QA4 I don’t think the QA team gives the devs a hard time, although the other devs might think differently on that.
The coders can sometimes have it hard when QA bugs them about fixing stuff. This is a staged picture, no coders were bullied.
That’s it. 🙂 Thanks for reading and I hope this post managed to shed some light into what life is like here! If you still have questions for our QA team, you can leave them in the comments below.
Design is up next, so you can also ask questions from them in the comments!
Cheers all. 🙂
Regarding a question for upcoming design “Life of”.
How do you keep up to date in terms of UI design-patterns?
Do you follow certain companies and lend/use their patterns (Apple for example) or do you try and come up with your own?
Thanks for the fun read 🙂
As you’re working with five games, four of which are new IP’s, how do designers work in those circumstances?
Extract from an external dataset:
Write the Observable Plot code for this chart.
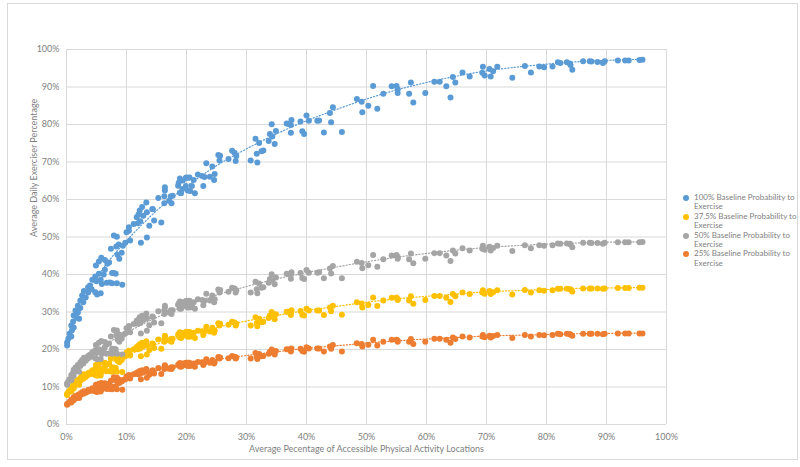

Are some designated solely to one game, or are they, and everyone else, jumping around from game to game depending where ever they’re needed most at that time?
Do you use any special programs to share and keep up with other people’s design ideas, or is it all just mspaint images and normal text files that you share?
How do you remember the full design of the game, including every small feature like how fast a certain enemy walks? Like, do you have a couple of documents that are filled with every small fact that the coders will then check?
How much freedom does a designer have in his job?
Great article :). My question is:
Where do you get your inspiration from? For example: you might have a weird dream, see something in a park, etc.